Audience Participation

hollywood bowl

The other night our friend Jessie and her husband, Joe, went to a concert at the Hollywood Bowl – L.A.’s fab outdoor music venue.  Every year, movie composer John Williams (Star Wars, Indiana Jones, E.T.) comes to the Bowl to wow the audience. And even though the tickets cost $100 each, Jess and Joe always feel they get more than their money’s worth from Williams’ performance.

This year, however, they got a little more than they bargained for – and not in a good way! Despite the many signs telling guests to adhere to the Bowl’s “code of conduct” and not to talk during the concert, they were seated right in front of some extremely chatty people…

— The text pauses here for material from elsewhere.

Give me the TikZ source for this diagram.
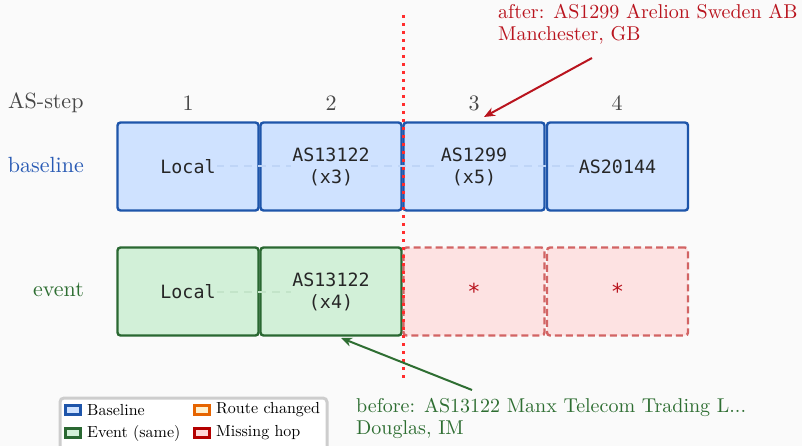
\documentclass[tikz,border=0pt]{standalone}
\usepackage{fontspec}
\setmonofont{DejaVu Sans Mono}
\newfontfamily\cmten{lmroman10-regular.otf}[Ligatures=TeX]
\usetikzlibrary{arrows.meta}
\definecolor{bg}{RGB}{250,250,250}
\definecolor{bfill}{RGB}{207,226,255}
\definecolor{bedge}{RGB}{30,85,170}
\definecolor{efill}{RGB}{210,240,216}
\definecolor{eedge}{RGB}{42,104,50}
\definecolor{mfill}{RGB}{253,226,226}
\definecolor{medge}{RGB}{210,100,100}
\definecolor{redtxt}{RGB}{185,20,30}
\definecolor{greentxt}{RGB}{46,110,50}
\definecolor{bluetxt}{RGB}{40,90,180}
\definecolor{greytxt}{RGB}{70,70,70}
\definecolor{vline}{RGB}{255,45,45}
\definecolor{oedge}{RGB}{230,100,0}
\definecolor{ofill}{RGB}{255,240,205}
\definecolor{redge}{RGB}{180,0,0}
\definecolor{rfill}{RGB}{255,215,215}
\definecolor{legframe}{RGB}{205,205,205}
\begin{document}
\begin{tikzpicture}[x=1pt,y=-1pt,
  hopbox/.style={draw, rounded corners=3pt, minimum width=141pt, minimum height=88pt, line width=2.4pt, inner sep=0pt},
  basebox/.style={hopbox, fill=bfill, draw=bedge},
  evbox/.style={hopbox, fill=efill, draw=eedge},
  missbox/.style={hopbox, fill=mfill, draw=medge, dash pattern=on 7pt off 4pt},
  hoptext/.style={font=\fontsize{18.3}{22}\selectfont\ttfamily, align=center, inner sep=1pt, text=black!85},
  serif/.style={font=\fontsize{22}{22}\selectfont\cmten},
  annot/.style={font=\fontsize{20}{22}\selectfont\cmten, anchor=north west, align=left, inner sep=0pt},
  legtext/.style={font=\fontsize{16}{18}\selectfont\cmten, anchor=west, inner sep=0pt},
  patch/.style={draw, line width=2.2pt, minimum width=15pt, minimum height=9pt, inner sep=0pt},
  rowline/.style={line width=2pt, dash pattern=on 8pt off 6pt},
]
\fill[bg] (0,0) rectangle (802,446);
\useasboundingbox (0,0) rectangle (802,446);

% header
\node[serif, text=greytxt, anchor=west, inner sep=0pt] (hdr) at (8,103) {AS-step};
\node[serif, text=greytxt, inner sep=0pt] (s1) at (188,103) {1};
\node[serif, text=greytxt, inner sep=0pt] (s2) at (331,103) {2};
\node[serif, text=greytxt, inner sep=0pt] (s3) at (474,103) {3};
\node[serif, text=greytxt, inner sep=0pt] (s4) at (617,103) {4};

\node[serif, text=bluetxt, anchor=east, inner sep=0pt] (rb) at (84,165) {baseline};
\node[serif, text=greentxt, anchor=east, inner sep=0pt] (re) at (84,290) {event};

% baseline row
\node[basebox] (b1) at (188,166.5) {};
\node[basebox] (b2) at (331,166.5) {};
\node[basebox] (b3) at (474,166.5) {};
\node[basebox] (b4) at (617.5,166.5) {};
\draw[rowline, draw=bedge!9!bfill] (b1.center) -- (b4.center);
\node[hoptext, fill=bfill] (tb1) at (b1.center) {Local};
\node[hoptext, fill=bfill] (tb2) at (b2.center) {AS13122\\(x3)};
\node[hoptext, fill=bfill] (tb3) at (b3.center) {AS1299\\(x5)};
\node[hoptext, fill=bfill] (tb4) at (b4.center) {AS20144};

% event row
\node[evbox] (e1) at (188,291.5) {};
\node[evbox] (e2) at (331,291.5) {};
\node[missbox] (e3) at (474,291.5) {};
\node[missbox] (e4) at (617.5,291.5) {};
\draw[rowline, draw=eedge!9!efill] (e1.center) -- (e2.center);
\node[hoptext, fill=efill] (te1) at (e1.center) {Local};
\node[hoptext, fill=efill] (te2) at (e2.center) {AS13122\\(x4)};
\node[hoptext, text=redtxt, font=\fontsize{22}{22}\selectfont\ttfamily] (te3) at (e3.center) {*};
\node[hoptext, text=redtxt, font=\fontsize{22}{22}\selectfont\ttfamily] (te4) at (e4.center) {*};

% divergence line
\coordinate (vtop) at (403,15);
\coordinate (vbot) at (403,378);
\draw[vline, line width=3pt, dash pattern=on 3pt off 5pt] (vtop) -- (vbot);

% annotations
\node[annot, text=redtxt] (after) at (498,4) {after: AS1299 Arelion Sweden AB\\Manchester, GB};
\coordinate (aS) at (592,58);
\coordinate (aE) at (484,117);
\draw[redtxt, line width=2pt, -{Stealth[length=11pt,width=9pt]}] (aS) -- (aE);

\node[annot, text=greentxt] (before) at (356,398) {before: AS13122 Manx Telecom Trading L...\\Douglas, IM};
\coordinate (bS) at (472,390);
\coordinate (bE) at (341,338);
\draw[greentxt, line width=2pt, -{Stealth[length=11pt,width=9pt]}] (bS) -- (bE);

% legend
\draw[legframe, line width=3pt, fill=white, rounded corners=4pt] (60,398) rectangle (327,460);
\node[patch, draw=bedge, fill=bfill] (l1) at (73,410) {};
\node[legtext] (l1t) at (87,410) {Baseline};
\node[patch, draw=eedge, fill=efill] (l2) at (73,433) {};
\node[legtext] (l2t) at (87,433) {Event (same)};
\node[patch, draw=oedge, fill=ofill] (l3) at (202,410) {};
\node[legtext] (l3t) at (216,410) {Route changed};
\node[patch, draw=redge, fill=rfill] (l4) at (202,433) {};
\node[legtext] (l4t) at (216,433) {Missing hop};
\end{tikzpicture}
\end{document}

This particular chatty couple took annoying to a new level!  They sung along loudly to the (instrumental) theme from Star Wars, announced every instrument shown on the video screens, “Look! French horns!” and called out to Williams himself during the performance with such nuggets as “Bring it, John!”

It got so bad that Joe went to talk to security about the couple.  An usher did gently asked the pair to keep it down – but to no avail.  Rather than keep pursuing it, Joe and Jessie decided to grin and bear it as best they could.  Their noisy seatmates definitely diminished their enjoyment of the concert – not to mention the value of their pricey tickets!

Now Joe wants to ask the Hollywood Bowl for his money back. He feels that since their staff did not enforce the “no talking” rule – a policy clearly stated on their website and at the Bowl itself -  they should refund his money.  Jessie just wants him to let it go and hope for better luck next time — what would you do?

Tell us what you think!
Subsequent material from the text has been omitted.